*DATASET EXCERPT*:
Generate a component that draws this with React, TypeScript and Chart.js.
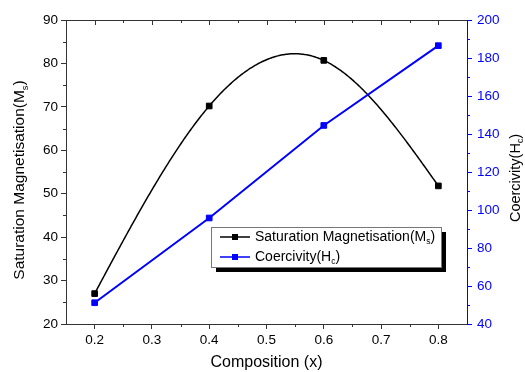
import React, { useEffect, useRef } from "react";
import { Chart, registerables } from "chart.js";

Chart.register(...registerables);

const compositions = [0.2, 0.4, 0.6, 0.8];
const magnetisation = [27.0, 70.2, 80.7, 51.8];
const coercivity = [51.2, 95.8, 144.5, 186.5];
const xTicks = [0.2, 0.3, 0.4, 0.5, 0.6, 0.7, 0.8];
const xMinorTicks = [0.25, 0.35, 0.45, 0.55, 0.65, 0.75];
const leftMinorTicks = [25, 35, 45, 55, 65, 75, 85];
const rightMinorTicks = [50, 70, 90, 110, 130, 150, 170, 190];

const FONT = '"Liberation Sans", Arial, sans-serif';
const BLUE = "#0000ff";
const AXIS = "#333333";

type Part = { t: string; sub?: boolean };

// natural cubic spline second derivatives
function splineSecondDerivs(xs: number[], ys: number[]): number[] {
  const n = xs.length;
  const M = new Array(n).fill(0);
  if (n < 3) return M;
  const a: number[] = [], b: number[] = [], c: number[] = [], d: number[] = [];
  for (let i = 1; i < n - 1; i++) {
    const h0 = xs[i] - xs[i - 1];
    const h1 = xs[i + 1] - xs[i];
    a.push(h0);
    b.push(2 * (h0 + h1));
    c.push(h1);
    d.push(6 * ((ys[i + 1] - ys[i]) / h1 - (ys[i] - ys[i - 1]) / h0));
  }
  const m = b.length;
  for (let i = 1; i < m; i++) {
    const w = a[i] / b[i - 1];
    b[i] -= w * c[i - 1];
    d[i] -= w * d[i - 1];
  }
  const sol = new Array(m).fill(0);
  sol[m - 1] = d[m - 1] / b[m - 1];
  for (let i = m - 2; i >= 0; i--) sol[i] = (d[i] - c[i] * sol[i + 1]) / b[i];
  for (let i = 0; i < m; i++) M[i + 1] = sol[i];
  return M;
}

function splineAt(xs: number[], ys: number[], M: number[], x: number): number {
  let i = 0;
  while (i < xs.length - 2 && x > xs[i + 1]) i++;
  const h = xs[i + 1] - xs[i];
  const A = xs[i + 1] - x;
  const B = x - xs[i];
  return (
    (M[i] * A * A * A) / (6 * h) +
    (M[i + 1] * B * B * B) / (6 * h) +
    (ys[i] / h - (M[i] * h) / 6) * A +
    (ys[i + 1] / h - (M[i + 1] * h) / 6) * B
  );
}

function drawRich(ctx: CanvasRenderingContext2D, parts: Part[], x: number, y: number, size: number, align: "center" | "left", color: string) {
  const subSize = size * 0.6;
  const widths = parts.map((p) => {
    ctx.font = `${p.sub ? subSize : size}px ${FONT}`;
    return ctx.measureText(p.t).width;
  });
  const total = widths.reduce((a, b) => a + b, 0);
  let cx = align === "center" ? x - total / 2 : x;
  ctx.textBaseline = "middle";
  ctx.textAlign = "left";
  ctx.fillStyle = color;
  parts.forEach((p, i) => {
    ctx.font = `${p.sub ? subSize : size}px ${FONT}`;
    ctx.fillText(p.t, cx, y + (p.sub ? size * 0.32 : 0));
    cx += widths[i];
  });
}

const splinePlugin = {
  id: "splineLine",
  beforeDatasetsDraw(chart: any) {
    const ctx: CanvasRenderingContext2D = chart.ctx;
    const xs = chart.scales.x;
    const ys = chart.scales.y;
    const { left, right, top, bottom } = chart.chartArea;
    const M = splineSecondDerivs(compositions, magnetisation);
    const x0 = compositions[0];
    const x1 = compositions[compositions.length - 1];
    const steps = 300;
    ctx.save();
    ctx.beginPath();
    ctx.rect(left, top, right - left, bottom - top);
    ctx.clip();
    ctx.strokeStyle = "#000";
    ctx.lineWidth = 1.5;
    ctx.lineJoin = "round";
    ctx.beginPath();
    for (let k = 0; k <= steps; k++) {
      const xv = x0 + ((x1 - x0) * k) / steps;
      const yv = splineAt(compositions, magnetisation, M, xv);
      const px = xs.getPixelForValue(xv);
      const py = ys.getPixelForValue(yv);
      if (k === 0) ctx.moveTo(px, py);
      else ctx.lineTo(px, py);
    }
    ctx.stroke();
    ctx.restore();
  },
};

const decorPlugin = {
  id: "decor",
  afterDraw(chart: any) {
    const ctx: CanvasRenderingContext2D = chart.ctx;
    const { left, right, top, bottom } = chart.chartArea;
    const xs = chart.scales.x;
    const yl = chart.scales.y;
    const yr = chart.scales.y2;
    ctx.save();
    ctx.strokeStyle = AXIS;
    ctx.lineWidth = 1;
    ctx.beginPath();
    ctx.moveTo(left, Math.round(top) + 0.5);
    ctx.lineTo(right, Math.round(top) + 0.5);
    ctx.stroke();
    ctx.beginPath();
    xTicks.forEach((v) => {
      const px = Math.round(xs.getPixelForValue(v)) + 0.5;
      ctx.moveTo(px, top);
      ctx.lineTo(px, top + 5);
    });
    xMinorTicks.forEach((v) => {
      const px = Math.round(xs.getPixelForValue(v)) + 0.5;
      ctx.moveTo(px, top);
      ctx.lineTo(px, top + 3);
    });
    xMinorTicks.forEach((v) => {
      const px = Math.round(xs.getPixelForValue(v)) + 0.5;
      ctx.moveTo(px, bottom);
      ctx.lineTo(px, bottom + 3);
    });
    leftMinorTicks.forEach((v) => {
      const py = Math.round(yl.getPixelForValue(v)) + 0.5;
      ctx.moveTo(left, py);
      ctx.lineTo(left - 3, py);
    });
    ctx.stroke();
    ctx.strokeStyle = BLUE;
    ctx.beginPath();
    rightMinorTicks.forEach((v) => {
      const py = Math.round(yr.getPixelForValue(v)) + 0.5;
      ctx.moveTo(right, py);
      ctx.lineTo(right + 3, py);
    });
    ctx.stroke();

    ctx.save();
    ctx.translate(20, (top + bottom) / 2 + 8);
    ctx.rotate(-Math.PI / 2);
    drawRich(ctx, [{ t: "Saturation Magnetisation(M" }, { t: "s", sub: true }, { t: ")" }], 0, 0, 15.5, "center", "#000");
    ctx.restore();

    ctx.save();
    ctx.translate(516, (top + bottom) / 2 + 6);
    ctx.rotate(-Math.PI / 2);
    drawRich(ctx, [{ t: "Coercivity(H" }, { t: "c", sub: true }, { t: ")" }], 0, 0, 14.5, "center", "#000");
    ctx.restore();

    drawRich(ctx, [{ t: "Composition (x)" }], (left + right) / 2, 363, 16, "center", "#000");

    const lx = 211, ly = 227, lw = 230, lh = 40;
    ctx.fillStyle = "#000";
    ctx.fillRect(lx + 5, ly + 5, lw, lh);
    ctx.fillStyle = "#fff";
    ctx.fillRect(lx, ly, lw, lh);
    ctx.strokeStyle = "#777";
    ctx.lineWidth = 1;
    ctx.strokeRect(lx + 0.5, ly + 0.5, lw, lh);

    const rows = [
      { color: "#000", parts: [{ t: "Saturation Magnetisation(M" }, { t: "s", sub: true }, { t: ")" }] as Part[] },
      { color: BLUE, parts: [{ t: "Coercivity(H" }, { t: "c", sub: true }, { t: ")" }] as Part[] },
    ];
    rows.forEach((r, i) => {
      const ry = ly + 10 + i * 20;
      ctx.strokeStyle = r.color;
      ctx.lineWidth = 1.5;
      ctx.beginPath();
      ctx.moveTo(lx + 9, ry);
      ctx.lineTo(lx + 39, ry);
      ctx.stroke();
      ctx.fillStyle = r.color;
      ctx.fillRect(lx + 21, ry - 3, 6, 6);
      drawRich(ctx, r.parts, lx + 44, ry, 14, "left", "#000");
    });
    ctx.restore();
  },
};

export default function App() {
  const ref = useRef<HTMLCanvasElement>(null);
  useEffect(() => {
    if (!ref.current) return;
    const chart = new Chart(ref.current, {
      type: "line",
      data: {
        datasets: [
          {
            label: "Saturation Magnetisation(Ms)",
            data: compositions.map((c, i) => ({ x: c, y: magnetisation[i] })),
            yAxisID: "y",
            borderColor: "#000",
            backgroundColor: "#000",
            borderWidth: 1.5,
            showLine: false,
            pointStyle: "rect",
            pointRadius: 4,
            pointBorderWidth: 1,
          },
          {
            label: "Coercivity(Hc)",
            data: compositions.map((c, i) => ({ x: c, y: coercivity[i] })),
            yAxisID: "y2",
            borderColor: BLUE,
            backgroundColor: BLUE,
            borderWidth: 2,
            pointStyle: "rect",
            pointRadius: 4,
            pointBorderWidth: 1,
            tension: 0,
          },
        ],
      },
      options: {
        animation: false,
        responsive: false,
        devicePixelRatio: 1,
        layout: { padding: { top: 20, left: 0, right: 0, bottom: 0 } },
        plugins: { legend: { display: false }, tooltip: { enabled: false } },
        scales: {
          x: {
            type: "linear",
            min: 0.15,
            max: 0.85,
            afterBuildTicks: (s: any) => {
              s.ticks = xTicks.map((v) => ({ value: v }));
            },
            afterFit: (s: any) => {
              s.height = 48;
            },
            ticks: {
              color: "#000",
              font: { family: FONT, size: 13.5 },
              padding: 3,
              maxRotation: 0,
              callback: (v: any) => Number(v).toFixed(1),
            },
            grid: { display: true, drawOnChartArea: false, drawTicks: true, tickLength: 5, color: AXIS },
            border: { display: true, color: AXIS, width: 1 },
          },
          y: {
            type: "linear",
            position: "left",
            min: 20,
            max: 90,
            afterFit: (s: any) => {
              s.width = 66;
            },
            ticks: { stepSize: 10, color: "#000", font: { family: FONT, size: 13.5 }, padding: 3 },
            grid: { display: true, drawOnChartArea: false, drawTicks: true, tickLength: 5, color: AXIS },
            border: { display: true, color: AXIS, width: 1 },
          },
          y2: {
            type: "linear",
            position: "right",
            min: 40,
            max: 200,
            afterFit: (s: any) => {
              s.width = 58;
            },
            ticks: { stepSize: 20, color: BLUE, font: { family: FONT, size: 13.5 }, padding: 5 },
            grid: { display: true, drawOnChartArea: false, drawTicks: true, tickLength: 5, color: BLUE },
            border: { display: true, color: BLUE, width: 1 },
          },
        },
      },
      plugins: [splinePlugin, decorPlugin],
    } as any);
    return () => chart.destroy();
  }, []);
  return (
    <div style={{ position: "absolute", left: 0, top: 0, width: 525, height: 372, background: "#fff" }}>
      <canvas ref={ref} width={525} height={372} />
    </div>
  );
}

*EXERCISE INSTRUCTIONS*:
Collect the lines of the data that carry the word "React".

*COMPLETE OUTPUT*:
Generate a component that draws this with React, TypeScript and Chart.js.
import React, { useEffect, useRef } from "react";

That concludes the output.